At the meeting, representatives of Maures Development Group and Gorman & Co. will offer presentations to the committee which will make a recommendation to approve one of them ahead of next Tuesday’s Zoning, Neighborhoods and Development Committee meeting.

The DCD will make the final decision on which proposal to move forward. After Tuesday’s meeting, the endorsed proposal will move to the full Common Council later this month.

The City is selling the parcels, including the school building, for $500,000. A gallery of photos taken at the school in October is here.

OnMilwaukee.com’s open records request to view the proposals last month was denied due to sensitive financial information but when the two final plans were released ahead of the Bronzeville meeting, we obtained them with some financial details redacted.

The Gorman plan was proposed in partnership with Quorum Architects and The Milwaukee Urban League, whose president and CEO Ralph Hollman chairs the Bronzeville Advisory and thus refrained from taking part in the discussion of the subject at a meeting earlier this week. The Urban League’s headquarters is on 5th and North, adjacent to the land up for development.

The proposal, based on a charette created during a design exercise undertaken last year, would convert the school — which is listed on the National Register of Historic Places — into 37 one-, two- and three-bedroom affordable housing units aimed at musicians and artists who could live and work in the building.
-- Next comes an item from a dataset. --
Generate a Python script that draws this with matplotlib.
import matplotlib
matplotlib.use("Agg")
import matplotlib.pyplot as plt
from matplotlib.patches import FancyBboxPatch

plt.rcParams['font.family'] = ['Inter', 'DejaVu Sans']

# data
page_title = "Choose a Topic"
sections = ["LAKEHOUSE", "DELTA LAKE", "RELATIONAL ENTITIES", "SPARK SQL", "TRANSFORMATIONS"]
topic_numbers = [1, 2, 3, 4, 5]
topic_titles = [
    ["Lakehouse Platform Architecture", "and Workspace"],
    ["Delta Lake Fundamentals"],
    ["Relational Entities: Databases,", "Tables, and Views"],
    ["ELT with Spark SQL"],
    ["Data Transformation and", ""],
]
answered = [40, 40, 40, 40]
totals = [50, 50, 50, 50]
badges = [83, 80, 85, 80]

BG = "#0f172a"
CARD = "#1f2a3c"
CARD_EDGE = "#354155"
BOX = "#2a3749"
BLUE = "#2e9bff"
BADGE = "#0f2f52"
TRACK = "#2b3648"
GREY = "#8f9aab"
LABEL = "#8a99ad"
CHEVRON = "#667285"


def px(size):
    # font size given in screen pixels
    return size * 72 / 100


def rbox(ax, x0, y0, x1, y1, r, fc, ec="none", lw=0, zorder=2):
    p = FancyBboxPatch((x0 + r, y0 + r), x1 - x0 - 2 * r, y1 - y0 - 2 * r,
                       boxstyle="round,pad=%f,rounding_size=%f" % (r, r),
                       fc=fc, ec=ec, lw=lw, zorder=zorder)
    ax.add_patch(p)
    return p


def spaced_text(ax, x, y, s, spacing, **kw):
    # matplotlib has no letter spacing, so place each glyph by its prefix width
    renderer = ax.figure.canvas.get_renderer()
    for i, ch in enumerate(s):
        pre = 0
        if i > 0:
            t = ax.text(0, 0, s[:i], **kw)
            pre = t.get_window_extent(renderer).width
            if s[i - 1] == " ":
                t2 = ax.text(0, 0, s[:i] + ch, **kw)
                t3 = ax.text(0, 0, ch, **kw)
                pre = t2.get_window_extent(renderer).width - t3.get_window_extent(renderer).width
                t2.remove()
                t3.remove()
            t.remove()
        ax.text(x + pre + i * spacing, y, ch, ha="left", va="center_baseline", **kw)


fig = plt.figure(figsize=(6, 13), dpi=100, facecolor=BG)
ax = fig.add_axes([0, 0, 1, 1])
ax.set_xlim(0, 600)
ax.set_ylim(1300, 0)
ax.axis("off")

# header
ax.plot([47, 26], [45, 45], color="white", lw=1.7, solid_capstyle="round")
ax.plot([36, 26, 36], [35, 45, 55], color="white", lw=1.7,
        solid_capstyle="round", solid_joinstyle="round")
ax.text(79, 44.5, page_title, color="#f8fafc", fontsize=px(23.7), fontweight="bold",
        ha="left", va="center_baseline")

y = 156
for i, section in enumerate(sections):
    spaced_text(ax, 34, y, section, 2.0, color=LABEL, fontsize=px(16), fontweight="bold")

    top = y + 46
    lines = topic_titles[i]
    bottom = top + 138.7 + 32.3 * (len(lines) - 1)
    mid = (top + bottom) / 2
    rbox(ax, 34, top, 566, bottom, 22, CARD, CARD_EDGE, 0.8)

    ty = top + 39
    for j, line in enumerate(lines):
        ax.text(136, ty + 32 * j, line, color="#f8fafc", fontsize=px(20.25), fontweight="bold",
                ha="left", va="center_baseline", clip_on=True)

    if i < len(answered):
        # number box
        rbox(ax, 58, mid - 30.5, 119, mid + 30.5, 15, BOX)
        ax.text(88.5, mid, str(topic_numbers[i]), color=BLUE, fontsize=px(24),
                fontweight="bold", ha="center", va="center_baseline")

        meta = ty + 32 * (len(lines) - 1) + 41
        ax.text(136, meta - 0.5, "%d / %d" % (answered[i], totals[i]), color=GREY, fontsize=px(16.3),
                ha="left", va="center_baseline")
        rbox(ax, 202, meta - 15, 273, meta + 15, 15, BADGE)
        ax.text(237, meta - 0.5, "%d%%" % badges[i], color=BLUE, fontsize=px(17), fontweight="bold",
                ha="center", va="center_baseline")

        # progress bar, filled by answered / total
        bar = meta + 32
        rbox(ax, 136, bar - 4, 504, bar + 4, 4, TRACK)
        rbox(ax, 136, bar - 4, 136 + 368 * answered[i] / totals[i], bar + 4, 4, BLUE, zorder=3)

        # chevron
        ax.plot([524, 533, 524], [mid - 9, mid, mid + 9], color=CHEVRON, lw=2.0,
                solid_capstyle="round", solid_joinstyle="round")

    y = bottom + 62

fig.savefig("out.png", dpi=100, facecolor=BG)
The other buildings on the site would be demolished for a plaza, though the pagoda roof on one would be saved and incorporated into the project, as required by the RFP.

The plan also suggests moving the MLK Library from its current site on 3rd and Locust to the site, but the proposal notes, “our interest to purchase 4th and North Ave. is not contingent on the library relocating there. Our team of Milwaukee Urban League, Quorum Architects and Gorman & Company, Inc., would welcome the opportunity to develop that corner pursuant to the enclosed site plan with a library or no library.”
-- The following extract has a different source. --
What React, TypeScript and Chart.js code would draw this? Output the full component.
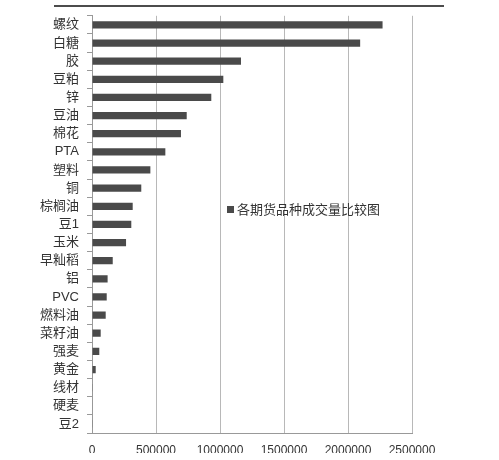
import React, { useEffect, useRef } from "react";
import { Chart, registerables } from "chart.js";

Chart.register(...registerables);

const categories = [
  "螺纹", "白糖", "胶", "豆粕", "锌", "豆油", "棉花", "PTA", "塑料", "铜", "棕榈油", "豆1",
  "玉米", "早籼稻", "铝", "PVC", "燃料油", "菜籽油", "强麦", "黄金", "线材", "硬麦", "豆2",
];

const volumes = [
  2270000, 2095000, 1164000, 1026000, 932000, 740000, 695000, 573000, 456000, 385000, 318000, 307000,
  266000, 162000, 122000, 115000, 107000, 68000, 57000, 29000, 5000, 4000, 3000,
];

const seriesLabel = "各期货品种成交量比较图";
const xTicks = [0, 500000, 1000000, 1500000, 2000000, 2500000];

const FONT = "'Liberation Sans', 'Noto Sans CJK SC', sans-serif";

// legend sits inside the plot area, plus the stray rule at the top
const overlay = {
  id: "overlay",
  afterDraw(chart: any) {
    const { ctx, chartArea } = chart;
    ctx.save();
    ctx.strokeStyle = "#111";
    ctx.lineWidth = 1.5;
    ctx.beginPath();
    ctx.moveTo(54, 6);
    ctx.lineTo(444, 6);
    ctx.stroke();

    const lx = chartArea.left + 135;
    const ly = 210;
    ctx.fillStyle = "#4a4a4a";
    ctx.fillRect(lx, ly - 4, 7, 7);
    ctx.fillStyle = "#333";
    ctx.font = `13px ${FONT}`;
    ctx.textBaseline = "middle";
    ctx.fillText(chart.data.datasets[0].label, lx + 10, ly);
    ctx.restore();
  },
};

const App: React.FC = () => {
  const chartRef = useRef<HTMLCanvasElement | null>(null);
  const chartInstance = useRef<Chart<"bar"> | null>(null);

  useEffect(() => {
    if (!chartRef.current) return;
    if (chartInstance.current) chartInstance.current.destroy();

    chartInstance.current = new Chart(chartRef.current, {
      type: "bar",
      data: {
        labels: categories,
        datasets: [
          {
            label: seriesLabel,
            data: volumes,
            backgroundColor: "#4a4a4a",
            barPercentage: 0.4,
            categoryPercentage: 1,
          },
        ],
      },
      options: {
        indexAxis: "y",
        responsive: false,
        animation: false,
        layout: { padding: { top: 8, right: 87, bottom: 7, left: 0 } },
        plugins: {
          legend: { display: false },
          tooltip: { enabled: false },
        },
        scales: {
          x: {
            min: 0,
            max: 2500000,
            afterBuildTicks: (s: any) => {
              s.ticks = xTicks.map((v) => ({ value: v }));
            },
            afterFit: (s: any) => {
              s.height = 20;
            },
            grid: { color: "#b8b8b8", tickLength: 0, lineWidth: 1 },
            border: { color: "#999" },
            ticks: {
              color: "#333",
              font: { family: FONT, size: 12 },
              padding: 10,
              maxRotation: 0,
              callback: (v: any) => String(v),
            },
          },
          y: {
            afterFit: (s: any) => {
              s.width = 92;
            },
            grid: {
              offset: true,
              drawOnChartArea: false,
              tickLength: 5,
              color: "#999",
            },
            border: { color: "#999" },
            ticks: {
              color: "#333",
              font: { family: FONT, size: 13 },
              padding: 8,
              autoSkip: false,
            },
          },
        },
      },
      plugins: [overlay],
    });

    return () => {
      if (chartInstance.current) {
        chartInstance.current.destroy();
        chartInstance.current = null;
      }
    };
  }, []);

  return (
    <div style={{ position: "absolute", left: 0, top: 0, width: 499, height: 460, background: "#fff" }}>
      <canvas ref={chartRef} width={499} height={460} style={{ width: 499, height: 460 }} />
    </div>
  );
};

export default App;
The Gorman plan, which includes some parking, would use the school’s National Register listing to seek federal and state historic tax credits and counts on a number of other sources for the library and housing, including city dollars (for the library), renewable energy tax credits, potential New Market Tax Credits, WHEDA affordable housing tax credits and conventional debt.

Gorman estimates a total project budget of $6,671,608 for the former school and $4,400,000 for new construction.

Meanwhile, the Maures proposal, made in conjunction with Common Bond Communities, Universal Companies and Engberg Anderson, also grew out of a charette created last year, that would combine mixed income housing, a new America’s Black Holocaust Museum, commercial/retail space, cultural programming, outdoor open space and parking.

The plan calls for up to 62 one-, two- and three-bedroom apartments in the school and new construction, 20,000 square feet of “cultural/commercial” space and cultural center infrastructure. It also suggests a townhouse or multi-story apartment building on the western portion of the property or across 4th Street if that property were to become available. Up to 25 percent of the residences would be set aside at market rate.

“This $15.7 million transaction is financially viable,” reads the plan. “Funding is derived from Low Income Housing Tax Credit equity, Historic Tax Credit equity, City funds, deferred developer fee, and various grants. Beyond the dollars secured for bricks and mortar, monies will be secured to support on site programming from groups such as UPAF and ArtPlace America.”

The new museum would be located in the 1950s-era Garfield School annex on 4th and Garfield.